Some years ago, a colleague, A., asked me if she could talk to me “as her priest”. A. knew I was a rabbi, and clearly not a follower of her faith, but felt that she could talk to me as if I was”. I knew what she meant, and was honored by her request. I also told her that I could only speak from my own tradition, and my deep respect and affection for her, but that if she was good with that, she should feel free to proceed, which she did.

A. explained that she had been hit by her husband, more than once. She explained that in addition to the physical abuse, there had been long-term emotional abuse, and asked me what I thought she should do, and whether I thought all this meant that her marriage was over.
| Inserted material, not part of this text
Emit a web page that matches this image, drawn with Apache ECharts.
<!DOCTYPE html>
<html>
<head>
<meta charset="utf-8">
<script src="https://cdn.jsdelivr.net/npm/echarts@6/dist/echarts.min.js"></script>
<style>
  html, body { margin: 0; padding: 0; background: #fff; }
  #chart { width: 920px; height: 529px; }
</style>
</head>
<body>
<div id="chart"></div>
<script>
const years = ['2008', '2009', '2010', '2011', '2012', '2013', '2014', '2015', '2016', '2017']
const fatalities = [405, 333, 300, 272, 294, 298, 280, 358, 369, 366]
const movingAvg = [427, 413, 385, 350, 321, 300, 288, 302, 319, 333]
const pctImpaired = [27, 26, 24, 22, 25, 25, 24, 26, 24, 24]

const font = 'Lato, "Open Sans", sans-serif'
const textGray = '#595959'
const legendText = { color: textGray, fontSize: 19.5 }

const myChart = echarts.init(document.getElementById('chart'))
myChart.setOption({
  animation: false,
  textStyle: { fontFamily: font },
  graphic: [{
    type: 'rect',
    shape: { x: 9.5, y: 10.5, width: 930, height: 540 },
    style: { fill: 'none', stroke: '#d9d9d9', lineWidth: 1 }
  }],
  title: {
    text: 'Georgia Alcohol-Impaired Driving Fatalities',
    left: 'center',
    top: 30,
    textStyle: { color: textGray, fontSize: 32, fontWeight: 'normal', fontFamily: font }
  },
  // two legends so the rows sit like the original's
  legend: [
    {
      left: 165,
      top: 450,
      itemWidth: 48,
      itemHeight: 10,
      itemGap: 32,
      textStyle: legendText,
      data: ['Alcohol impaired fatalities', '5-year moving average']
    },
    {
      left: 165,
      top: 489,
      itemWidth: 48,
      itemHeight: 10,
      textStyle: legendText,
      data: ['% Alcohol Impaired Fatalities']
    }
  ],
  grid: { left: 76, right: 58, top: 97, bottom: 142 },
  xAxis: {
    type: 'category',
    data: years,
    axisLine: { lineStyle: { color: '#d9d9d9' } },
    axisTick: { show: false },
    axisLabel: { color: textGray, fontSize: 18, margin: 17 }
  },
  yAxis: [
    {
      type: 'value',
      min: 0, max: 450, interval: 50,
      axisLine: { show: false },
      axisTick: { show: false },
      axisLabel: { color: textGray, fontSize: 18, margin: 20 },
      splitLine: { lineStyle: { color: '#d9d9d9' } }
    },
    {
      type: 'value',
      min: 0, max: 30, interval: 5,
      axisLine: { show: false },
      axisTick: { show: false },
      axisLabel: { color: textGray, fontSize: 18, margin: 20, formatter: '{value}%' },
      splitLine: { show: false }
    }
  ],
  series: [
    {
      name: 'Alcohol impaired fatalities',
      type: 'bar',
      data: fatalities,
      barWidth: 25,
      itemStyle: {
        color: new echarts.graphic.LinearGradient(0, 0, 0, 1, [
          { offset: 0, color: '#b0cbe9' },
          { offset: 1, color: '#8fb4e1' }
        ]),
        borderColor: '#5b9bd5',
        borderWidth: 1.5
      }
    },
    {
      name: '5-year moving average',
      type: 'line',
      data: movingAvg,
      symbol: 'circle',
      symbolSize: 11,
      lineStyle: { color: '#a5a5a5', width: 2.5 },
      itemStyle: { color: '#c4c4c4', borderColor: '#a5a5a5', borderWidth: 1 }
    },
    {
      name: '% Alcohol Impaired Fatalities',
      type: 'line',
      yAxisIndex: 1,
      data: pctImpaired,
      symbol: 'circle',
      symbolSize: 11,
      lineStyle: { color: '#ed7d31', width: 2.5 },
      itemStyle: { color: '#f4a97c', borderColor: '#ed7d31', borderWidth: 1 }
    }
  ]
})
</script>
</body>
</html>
I told A. that I didn’t know enough to know if her marriage was necessarily over, and that I believed that even people who do really bad things can truly change. I also told her that if she was being abused, she should address all that from a safer distance than the home she shared with her abuser. I pointed out that even if she did not want to involve the police, she should take advantage of the resources she possessed and create some safe space for herself.

A. thanked me for my perspective and told me that she and her husband were in counseling and that he was also being counseled separately. She told me that the counselor felt that they were making progress, and supported A.’s choice that she and her husband remain under the same roof.
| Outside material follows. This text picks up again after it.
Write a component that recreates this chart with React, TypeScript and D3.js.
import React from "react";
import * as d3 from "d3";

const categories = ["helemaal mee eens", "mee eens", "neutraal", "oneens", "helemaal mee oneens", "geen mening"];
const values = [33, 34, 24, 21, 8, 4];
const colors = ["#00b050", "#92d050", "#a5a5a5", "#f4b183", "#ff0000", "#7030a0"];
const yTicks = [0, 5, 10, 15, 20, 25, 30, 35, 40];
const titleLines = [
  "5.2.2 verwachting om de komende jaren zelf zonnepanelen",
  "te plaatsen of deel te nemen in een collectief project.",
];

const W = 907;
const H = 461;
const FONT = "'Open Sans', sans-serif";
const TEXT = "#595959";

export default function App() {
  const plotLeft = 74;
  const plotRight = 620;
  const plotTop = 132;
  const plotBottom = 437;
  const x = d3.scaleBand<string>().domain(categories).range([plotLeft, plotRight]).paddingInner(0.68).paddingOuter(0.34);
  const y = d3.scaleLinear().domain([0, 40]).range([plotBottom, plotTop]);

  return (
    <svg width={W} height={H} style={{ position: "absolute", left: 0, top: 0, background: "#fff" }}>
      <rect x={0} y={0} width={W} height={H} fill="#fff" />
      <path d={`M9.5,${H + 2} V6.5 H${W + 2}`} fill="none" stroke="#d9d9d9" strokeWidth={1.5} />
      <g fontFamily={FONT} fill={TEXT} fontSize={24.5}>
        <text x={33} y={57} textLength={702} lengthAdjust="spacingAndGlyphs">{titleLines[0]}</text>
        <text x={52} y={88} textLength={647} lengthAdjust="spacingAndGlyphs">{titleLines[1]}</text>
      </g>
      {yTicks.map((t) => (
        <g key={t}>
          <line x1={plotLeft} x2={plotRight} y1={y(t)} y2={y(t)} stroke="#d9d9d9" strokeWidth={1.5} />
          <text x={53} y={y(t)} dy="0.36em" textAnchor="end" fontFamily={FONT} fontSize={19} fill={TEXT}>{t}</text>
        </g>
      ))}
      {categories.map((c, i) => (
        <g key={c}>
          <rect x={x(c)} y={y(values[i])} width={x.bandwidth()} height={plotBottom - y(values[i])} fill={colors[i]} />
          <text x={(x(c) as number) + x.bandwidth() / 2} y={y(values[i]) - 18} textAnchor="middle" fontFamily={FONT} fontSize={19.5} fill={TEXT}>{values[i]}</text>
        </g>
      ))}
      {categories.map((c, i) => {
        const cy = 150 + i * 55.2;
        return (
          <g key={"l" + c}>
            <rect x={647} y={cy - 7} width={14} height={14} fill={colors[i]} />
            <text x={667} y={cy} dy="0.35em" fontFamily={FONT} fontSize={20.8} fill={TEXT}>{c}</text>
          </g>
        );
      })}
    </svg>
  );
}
I told A. that I respectfully disagreed but admitted that perhaps I was wrong. She thanked me for understanding her desire to stay and not pushing her harder on the “leaving issue”. Never have I regretted my intellectual humility and capacity for respectful disagreement more.

A. was murdered by her husband four months after our conversation. I am haunted by the question of what more I could have done.

Rationally, I know that the answer, in A.’s case, is probably nothing. That said, in reading many of the responses linked to the Why I Stayed hashtag, I know that we have to do more to make it safer, more credible and more realistic for people to leave when we tell them that it is the right thing to do.

1.3 million women are physically abused each year in the US. That’s more than five times the number of women who are diagnosed with breast cancer. One in four women will experience some form of abuse by an intimate partner at some point in their lives. That’s twice as many as will develop the same cancer.

What color ribbon do we have for domestic abuse? What race is there for domestic abuse? Until it is as socially prominent an issue as something like breast cancer, we should not be surprised that more women don’t leave.

Ultimately, staying is a partner’s choice but like all big decisions, it’s a choice made within a larger social and economic context. We can’t choose for others, but we can create the context in which leaving is as plausible, acceptable and natural as staying.

A.’s choice was hers to make, as is Janay Palmer’s. Our choice is to whether or not we make sure that they have options.